> **INSTRUCTIONS FOR THE TASK**:
Copy, exactly and only, the lines from the one with "Reproduce this chart" up to and including the one with "const ref = useRef<HTMLDivElement>(null);", leaving pictures out.

> **TASK INPUT**:
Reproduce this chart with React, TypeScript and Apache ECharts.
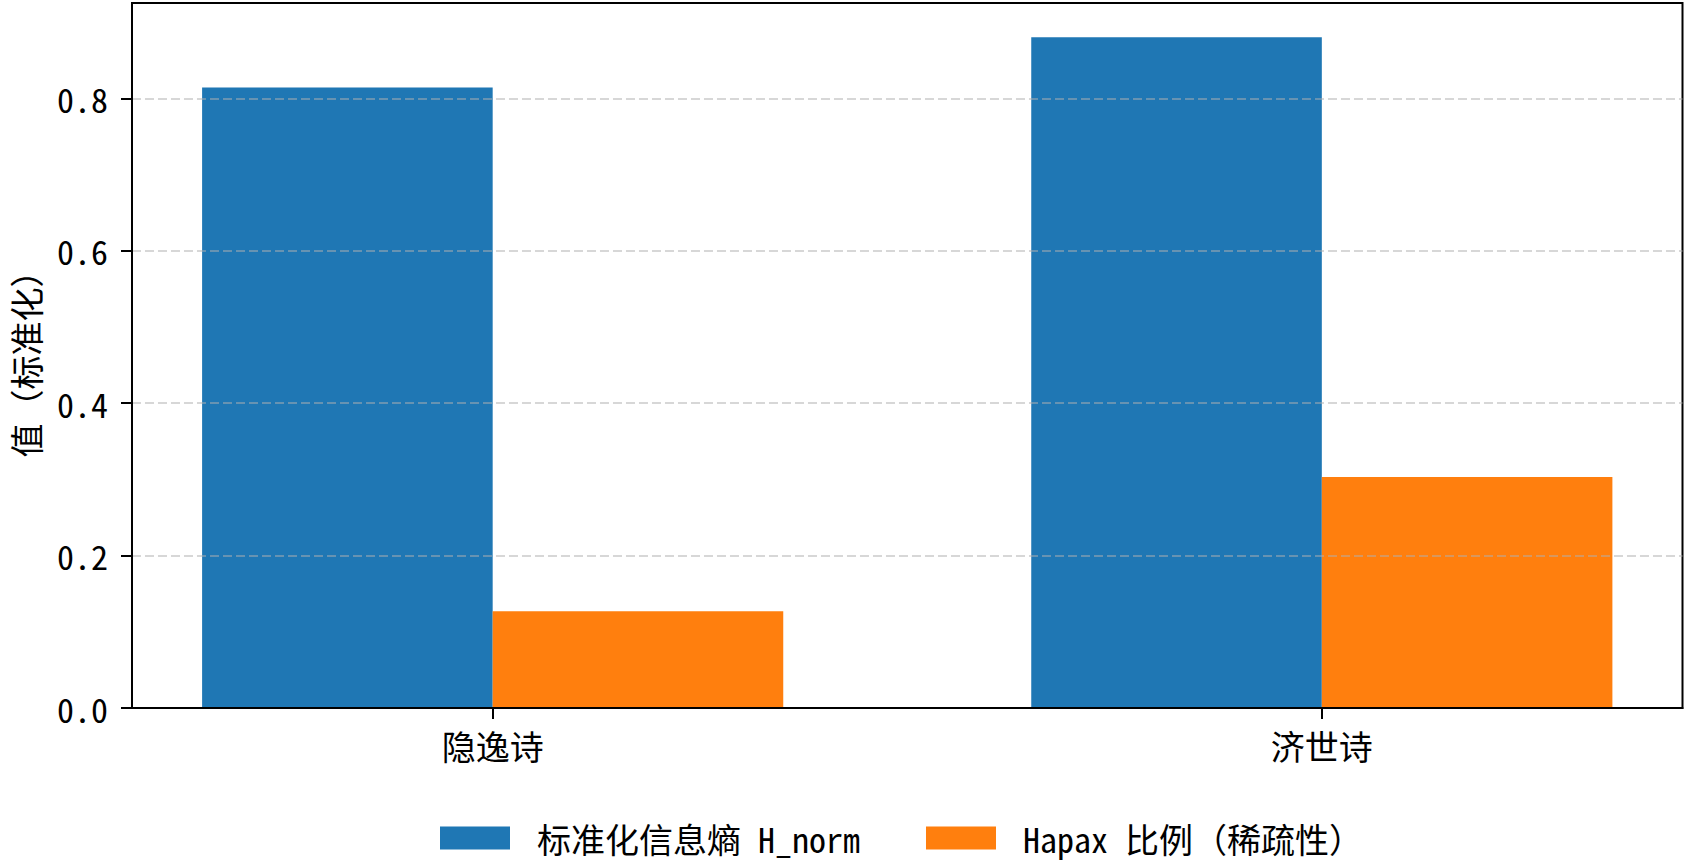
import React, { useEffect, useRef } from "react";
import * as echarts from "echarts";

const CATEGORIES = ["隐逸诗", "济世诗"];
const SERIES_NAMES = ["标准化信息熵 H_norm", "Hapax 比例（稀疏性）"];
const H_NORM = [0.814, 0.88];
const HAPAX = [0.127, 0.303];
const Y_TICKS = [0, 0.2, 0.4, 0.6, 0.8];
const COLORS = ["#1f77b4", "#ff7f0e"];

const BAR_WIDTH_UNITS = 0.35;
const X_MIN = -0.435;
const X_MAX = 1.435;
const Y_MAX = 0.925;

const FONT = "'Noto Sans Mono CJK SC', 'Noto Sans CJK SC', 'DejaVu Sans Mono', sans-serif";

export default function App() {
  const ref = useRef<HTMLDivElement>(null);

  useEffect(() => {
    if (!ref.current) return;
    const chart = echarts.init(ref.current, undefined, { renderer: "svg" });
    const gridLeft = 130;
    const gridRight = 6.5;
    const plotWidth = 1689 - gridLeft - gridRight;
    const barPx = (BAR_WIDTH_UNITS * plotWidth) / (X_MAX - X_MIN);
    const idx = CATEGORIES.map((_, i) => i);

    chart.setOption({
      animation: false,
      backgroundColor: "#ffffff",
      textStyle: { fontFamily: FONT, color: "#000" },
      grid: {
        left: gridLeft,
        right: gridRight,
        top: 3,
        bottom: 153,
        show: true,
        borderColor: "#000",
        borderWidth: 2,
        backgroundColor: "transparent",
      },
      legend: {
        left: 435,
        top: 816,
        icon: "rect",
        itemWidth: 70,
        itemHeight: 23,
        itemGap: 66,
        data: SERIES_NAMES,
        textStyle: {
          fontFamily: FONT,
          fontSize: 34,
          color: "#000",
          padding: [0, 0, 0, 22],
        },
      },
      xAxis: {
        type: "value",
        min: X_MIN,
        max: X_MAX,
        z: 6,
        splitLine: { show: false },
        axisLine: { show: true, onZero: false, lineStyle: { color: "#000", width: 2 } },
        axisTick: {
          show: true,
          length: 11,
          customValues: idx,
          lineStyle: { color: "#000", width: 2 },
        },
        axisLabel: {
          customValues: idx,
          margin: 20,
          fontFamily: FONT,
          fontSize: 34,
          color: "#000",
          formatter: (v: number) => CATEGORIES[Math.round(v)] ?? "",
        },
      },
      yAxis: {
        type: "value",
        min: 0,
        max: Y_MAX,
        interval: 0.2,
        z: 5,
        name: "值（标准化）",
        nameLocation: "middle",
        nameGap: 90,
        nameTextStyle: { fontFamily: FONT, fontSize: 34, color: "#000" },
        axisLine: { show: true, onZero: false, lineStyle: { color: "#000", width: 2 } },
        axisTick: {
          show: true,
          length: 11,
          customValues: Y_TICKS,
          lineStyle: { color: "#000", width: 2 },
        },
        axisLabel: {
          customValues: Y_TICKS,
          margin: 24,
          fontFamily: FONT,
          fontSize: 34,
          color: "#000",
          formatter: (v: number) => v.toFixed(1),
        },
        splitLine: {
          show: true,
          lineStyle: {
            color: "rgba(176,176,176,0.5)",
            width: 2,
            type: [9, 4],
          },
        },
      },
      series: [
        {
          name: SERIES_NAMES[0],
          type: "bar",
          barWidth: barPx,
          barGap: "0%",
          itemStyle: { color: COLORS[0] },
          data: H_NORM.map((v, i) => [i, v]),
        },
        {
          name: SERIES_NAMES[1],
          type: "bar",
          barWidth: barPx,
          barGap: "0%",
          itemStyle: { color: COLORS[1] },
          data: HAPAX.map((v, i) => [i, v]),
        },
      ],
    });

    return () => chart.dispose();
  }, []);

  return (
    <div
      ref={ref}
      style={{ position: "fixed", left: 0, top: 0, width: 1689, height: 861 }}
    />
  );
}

---

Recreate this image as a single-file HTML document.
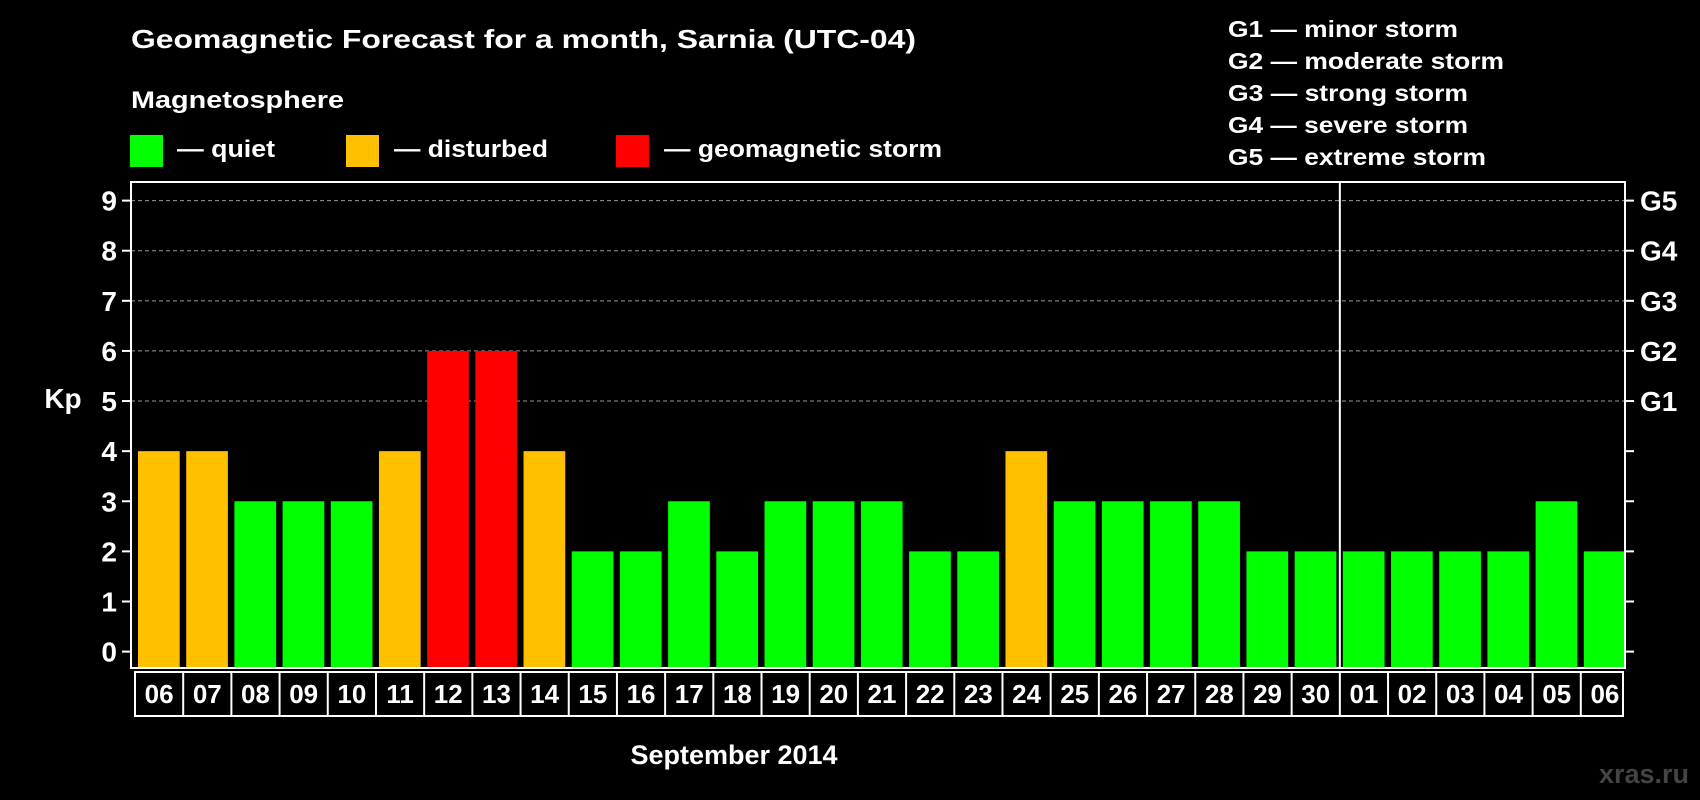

* * *

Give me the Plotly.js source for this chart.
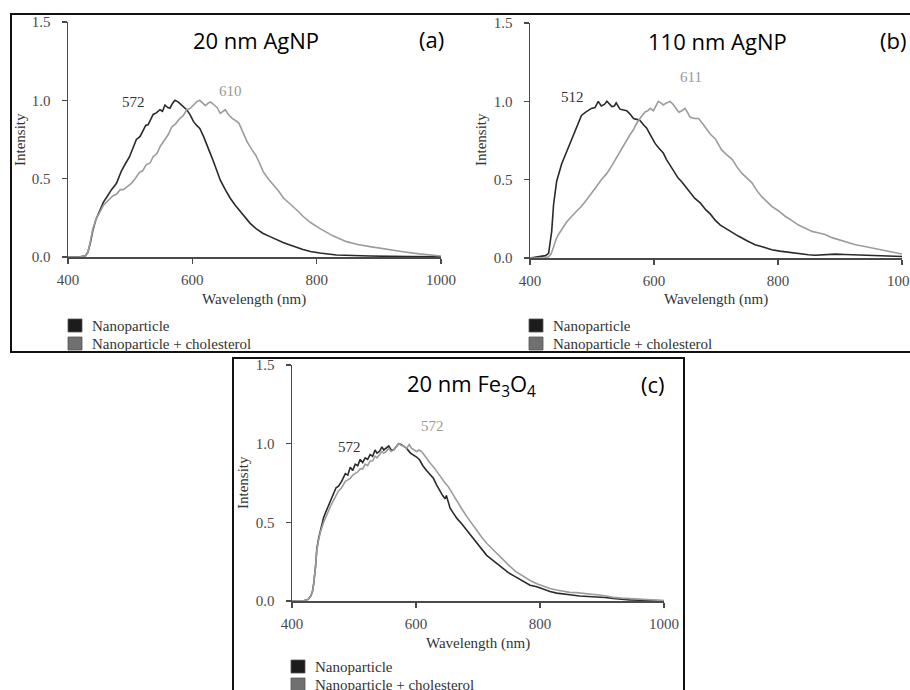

> **RESPONSE TO THE EXERCISE**:
Reproduce this chart with React, TypeScript and Apache ECharts.
import React, { useEffect, useRef } from "react";
import * as echarts from "echarts";

const CATEGORIES = ["隐逸诗", "济世诗"];
const SERIES_NAMES = ["标准化信息熵 H_norm", "Hapax 比例（稀疏性）"];
const H_NORM = [0.814, 0.88];
const HAPAX = [0.127, 0.303];
const Y_TICKS = [0, 0.2, 0.4, 0.6, 0.8];
const COLORS = ["#1f77b4", "#ff7f0e"];

const BAR_WIDTH_UNITS = 0.35;
const X_MIN = -0.435;
const X_MAX = 1.435;
const Y_MAX = 0.925;

const FONT = "'Noto Sans Mono CJK SC', 'Noto Sans CJK SC', 'DejaVu Sans Mono', sans-serif";

export default function App() {
  const ref = useRef<HTMLDivElement>(null);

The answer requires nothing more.